_To be done_. Write out all the data again, exactly as it stands.

_Data excerpt_.
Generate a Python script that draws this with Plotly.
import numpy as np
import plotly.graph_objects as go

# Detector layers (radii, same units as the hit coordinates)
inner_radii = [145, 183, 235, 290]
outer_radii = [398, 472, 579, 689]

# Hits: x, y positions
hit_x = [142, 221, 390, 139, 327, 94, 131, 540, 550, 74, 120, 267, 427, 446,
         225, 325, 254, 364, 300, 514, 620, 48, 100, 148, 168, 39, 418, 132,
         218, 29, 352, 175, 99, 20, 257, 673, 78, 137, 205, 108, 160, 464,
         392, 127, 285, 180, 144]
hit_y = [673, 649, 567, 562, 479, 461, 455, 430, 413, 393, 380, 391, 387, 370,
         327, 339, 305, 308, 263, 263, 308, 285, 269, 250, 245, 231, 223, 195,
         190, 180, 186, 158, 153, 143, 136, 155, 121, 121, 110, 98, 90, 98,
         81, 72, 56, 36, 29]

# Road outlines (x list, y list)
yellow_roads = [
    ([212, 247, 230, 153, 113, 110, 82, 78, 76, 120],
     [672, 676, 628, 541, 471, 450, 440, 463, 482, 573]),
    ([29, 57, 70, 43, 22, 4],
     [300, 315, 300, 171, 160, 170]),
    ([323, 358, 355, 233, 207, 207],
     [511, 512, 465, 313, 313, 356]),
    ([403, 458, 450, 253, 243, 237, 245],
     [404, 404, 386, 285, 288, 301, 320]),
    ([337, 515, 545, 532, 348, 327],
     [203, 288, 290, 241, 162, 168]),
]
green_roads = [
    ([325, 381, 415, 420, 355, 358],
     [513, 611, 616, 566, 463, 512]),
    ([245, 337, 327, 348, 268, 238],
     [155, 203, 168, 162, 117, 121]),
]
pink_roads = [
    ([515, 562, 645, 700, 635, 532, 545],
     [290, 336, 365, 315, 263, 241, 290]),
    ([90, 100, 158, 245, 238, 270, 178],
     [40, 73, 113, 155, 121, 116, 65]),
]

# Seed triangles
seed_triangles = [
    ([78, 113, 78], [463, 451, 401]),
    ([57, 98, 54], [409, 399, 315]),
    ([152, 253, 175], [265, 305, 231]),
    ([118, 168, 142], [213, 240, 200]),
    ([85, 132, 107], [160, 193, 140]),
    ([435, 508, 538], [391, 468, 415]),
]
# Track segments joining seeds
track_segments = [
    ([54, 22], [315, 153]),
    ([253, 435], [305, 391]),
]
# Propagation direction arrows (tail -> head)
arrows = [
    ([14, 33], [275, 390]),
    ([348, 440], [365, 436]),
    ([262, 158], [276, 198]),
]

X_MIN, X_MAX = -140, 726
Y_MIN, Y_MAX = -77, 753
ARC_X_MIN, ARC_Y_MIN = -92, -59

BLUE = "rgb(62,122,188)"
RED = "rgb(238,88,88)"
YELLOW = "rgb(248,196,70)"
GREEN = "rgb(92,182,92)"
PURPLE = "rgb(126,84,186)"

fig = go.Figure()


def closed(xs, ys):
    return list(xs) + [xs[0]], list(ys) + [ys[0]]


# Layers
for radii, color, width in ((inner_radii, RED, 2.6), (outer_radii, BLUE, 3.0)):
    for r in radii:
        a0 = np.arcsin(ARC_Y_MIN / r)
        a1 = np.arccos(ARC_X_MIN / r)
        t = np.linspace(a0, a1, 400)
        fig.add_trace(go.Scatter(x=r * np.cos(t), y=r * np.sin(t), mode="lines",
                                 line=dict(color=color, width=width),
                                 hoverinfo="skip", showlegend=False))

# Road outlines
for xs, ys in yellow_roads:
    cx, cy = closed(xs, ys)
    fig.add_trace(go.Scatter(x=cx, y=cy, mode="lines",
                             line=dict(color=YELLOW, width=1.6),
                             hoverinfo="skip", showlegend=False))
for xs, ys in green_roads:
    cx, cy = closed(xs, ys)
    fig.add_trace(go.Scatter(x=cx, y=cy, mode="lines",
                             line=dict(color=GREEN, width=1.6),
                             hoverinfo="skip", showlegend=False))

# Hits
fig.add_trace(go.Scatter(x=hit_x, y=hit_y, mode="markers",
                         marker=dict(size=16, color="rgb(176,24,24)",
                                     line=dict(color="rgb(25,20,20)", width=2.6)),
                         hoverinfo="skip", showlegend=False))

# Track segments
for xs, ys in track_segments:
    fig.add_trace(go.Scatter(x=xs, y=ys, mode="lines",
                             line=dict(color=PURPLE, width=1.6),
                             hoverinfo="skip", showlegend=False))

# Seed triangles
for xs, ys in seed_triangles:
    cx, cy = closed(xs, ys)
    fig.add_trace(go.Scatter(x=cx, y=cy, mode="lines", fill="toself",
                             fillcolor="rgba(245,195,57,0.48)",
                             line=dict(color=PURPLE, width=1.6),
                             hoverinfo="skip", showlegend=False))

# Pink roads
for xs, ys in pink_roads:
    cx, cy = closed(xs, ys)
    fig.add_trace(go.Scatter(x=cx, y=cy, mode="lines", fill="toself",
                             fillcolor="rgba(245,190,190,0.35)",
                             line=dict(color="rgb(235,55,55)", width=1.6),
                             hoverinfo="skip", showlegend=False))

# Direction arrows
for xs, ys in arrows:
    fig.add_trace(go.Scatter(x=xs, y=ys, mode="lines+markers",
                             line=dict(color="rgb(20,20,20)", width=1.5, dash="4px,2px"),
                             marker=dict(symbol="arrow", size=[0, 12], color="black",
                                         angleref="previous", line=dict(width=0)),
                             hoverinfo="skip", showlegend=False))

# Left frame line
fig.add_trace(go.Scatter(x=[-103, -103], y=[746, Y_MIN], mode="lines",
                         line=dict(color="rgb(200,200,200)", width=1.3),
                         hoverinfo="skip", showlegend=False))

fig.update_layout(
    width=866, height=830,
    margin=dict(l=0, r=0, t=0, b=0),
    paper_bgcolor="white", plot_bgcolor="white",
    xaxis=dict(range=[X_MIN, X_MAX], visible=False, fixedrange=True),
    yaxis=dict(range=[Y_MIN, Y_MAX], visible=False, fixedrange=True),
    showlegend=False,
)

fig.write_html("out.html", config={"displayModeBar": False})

_Exercise response_.
Generate a Python script that draws this with Plotly.
import numpy as np
import plotly.graph_objects as go

# Detector layers (radii, same units as the hit coordinates)
inner_radii = [145, 183, 235, 290]
outer_radii = [398, 472, 579, 689]

# Hits: x, y positions
hit_x = [142, 221, 390, 139, 327, 94, 131, 540, 550, 74, 120, 267, 427, 446,
         225, 325, 254, 364, 300, 514, 620, 48, 100, 148, 168, 39, 418, 132,
         218, 29, 352, 175, 99, 20, 257, 673, 78, 137, 205, 108, 160, 464,
         392, 127, 285, 180, 144]
hit_y = [673, 649, 567, 562, 479, 461, 455, 430, 413, 393, 380, 391, 387, 370,
         327, 339, 305, 308, 263, 263, 308, 285, 269, 250, 245, 231, 223, 195,
         190, 180, 186, 158, 153, 143, 136, 155, 121, 121, 110, 98, 90, 98,
         81, 72, 56, 36, 29]

# Road outlines (x list, y list)
yellow_roads = [
    ([212, 247, 230, 153, 113, 110, 82, 78, 76, 120],
     [672, 676, 628, 541, 471, 450, 440, 463, 482, 573]),
    ([29, 57, 70, 43, 22, 4],
     [300, 315, 300, 171, 160, 170]),
    ([323, 358, 355, 233, 207, 207],
     [511, 512, 465, 313, 313, 356]),
    ([403, 458, 450, 253, 243, 237, 245],
     [404, 404, 386, 285, 288, 301, 320]),
    ([337, 515, 545, 532, 348, 327],
     [203, 288, 290, 241, 162, 168]),
]
green_roads = [
    ([325, 381, 415, 420, 355, 358],
     [513, 611, 616, 566, 463, 512]),
    ([245, 337, 327, 348, 268, 238],
     [155, 203, 168, 162, 117, 121]),
]
pink_roads = [
    ([515, 562, 645, 700, 635, 532, 545],
     [290, 336, 365, 315, 263, 241, 290]),
    ([90, 100, 158, 245, 238, 270, 178],
     [40, 73, 113, 155, 121, 116, 65]),
]

# Seed triangles
seed_triangles = [
    ([78, 113, 78], [463, 451, 401]),
    ([57, 98, 54], [409, 399, 315]),
    ([152, 253, 175], [265, 305, 231]),
    ([118, 168, 142], [213, 240, 200]),
    ([85, 132, 107], [160, 193, 140]),
    ([435, 508, 538], [391, 468, 415]),
]
# Track segments joining seeds
track_segments = [
    ([54, 22], [315, 153]),
    ([253, 435], [305, 391]),
]
# Propagation direction arrows (tail -> head)
arrows = [
    ([14, 33], [275, 390]),
    ([348, 440], [365, 436]),
    ([262, 158], [276, 198]),
]

X_MIN, X_MAX = -140, 726
Y_MIN, Y_MAX = -77, 753
ARC_X_MIN, ARC_Y_MIN = -92, -59

BLUE = "rgb(62,122,188)"
RED = "rgb(238,88,88)"
YELLOW = "rgb(248,196,70)"
GREEN = "rgb(92,182,92)"
PURPLE = "rgb(126,84,186)"

fig = go.Figure()


def closed(xs, ys):
    return list(xs) + [xs[0]], list(ys) + [ys[0]]


# Layers
for radii, color, width in ((inner_radii, RED, 2.6), (outer_radii, BLUE, 3.0)):
    for r in radii:
        a0 = np.arcsin(ARC_Y_MIN / r)
        a1 = np.arccos(ARC_X_MIN / r)
        t = np.linspace(a0, a1, 400)
        fig.add_trace(go.Scatter(x=r * np.cos(t), y=r * np.sin(t), mode="lines",
                                 line=dict(color=color, width=width),
                                 hoverinfo="skip", showlegend=False))

# Road outlines
for xs, ys in yellow_roads:
    cx, cy = closed(xs, ys)
    fig.add_trace(go.Scatter(x=cx, y=cy, mode="lines",
                             line=dict(color=YELLOW, width=1.6),
                             hoverinfo="skip", showlegend=False))
for xs, ys in green_roads:
    cx, cy = closed(xs, ys)
    fig.add_trace(go.Scatter(x=cx, y=cy, mode="lines",
                             line=dict(color=GREEN, width=1.6),
                             hoverinfo="skip", showlegend=False))

# Hits
fig.add_trace(go.Scatter(x=hit_x, y=hit_y, mode="markers",
                         marker=dict(size=16, color="rgb(176,24,24)",
                                     line=dict(color="rgb(25,20,20)", width=2.6)),
                         hoverinfo="skip", showlegend=False))

# Track segments
for xs, ys in track_segments:
    fig.add_trace(go.Scatter(x=xs, y=ys, mode="lines",
                             line=dict(color=PURPLE, width=1.6),
                             hoverinfo="skip", showlegend=False))

# Seed triangles
for xs, ys in seed_triangles:
    cx, cy = closed(xs, ys)
    fig.add_trace(go.Scatter(x=cx, y=cy, mode="lines", fill="toself",
                             fillcolor="rgba(245,195,57,0.48)",
                             line=dict(color=PURPLE, width=1.6),
                             hoverinfo="skip", showlegend=False))

# Pink roads
for xs, ys in pink_roads:
    cx, cy = closed(xs, ys)
    fig.add_trace(go.Scatter(x=cx, y=cy, mode="lines", fill="toself",
                             fillcolor="rgba(245,190,190,0.35)",
                             line=dict(color="rgb(235,55,55)", width=1.6),
                             hoverinfo="skip", showlegend=False))

# Direction arrows
for xs, ys in arrows:
    fig.add_trace(go.Scatter(x=xs, y=ys, mode="lines+markers",
                             line=dict(color="rgb(20,20,20)", width=1.5, dash="4px,2px"),
                             marker=dict(symbol="arrow", size=[0, 12], color="black",
                                         angleref="previous", line=dict(width=0)),
                             hoverinfo="skip", showlegend=False))

# Left frame line
fig.add_trace(go.Scatter(x=[-103, -103], y=[746, Y_MIN], mode="lines",
                         line=dict(color="rgb(200,200,200)", width=1.3),
                         hoverinfo="skip", showlegend=False))

fig.update_layout(
    width=866, height=830,
    margin=dict(l=0, r=0, t=0, b=0),
    paper_bgcolor="white", plot_bgcolor="white",
    xaxis=dict(range=[X_MIN, X_MAX], visible=False, fixedrange=True),
    yaxis=dict(range=[Y_MIN, Y_MAX], visible=False, fixedrange=True),
    showlegend=False,
)

fig.write_html("out.html", config={"displayModeBar": False})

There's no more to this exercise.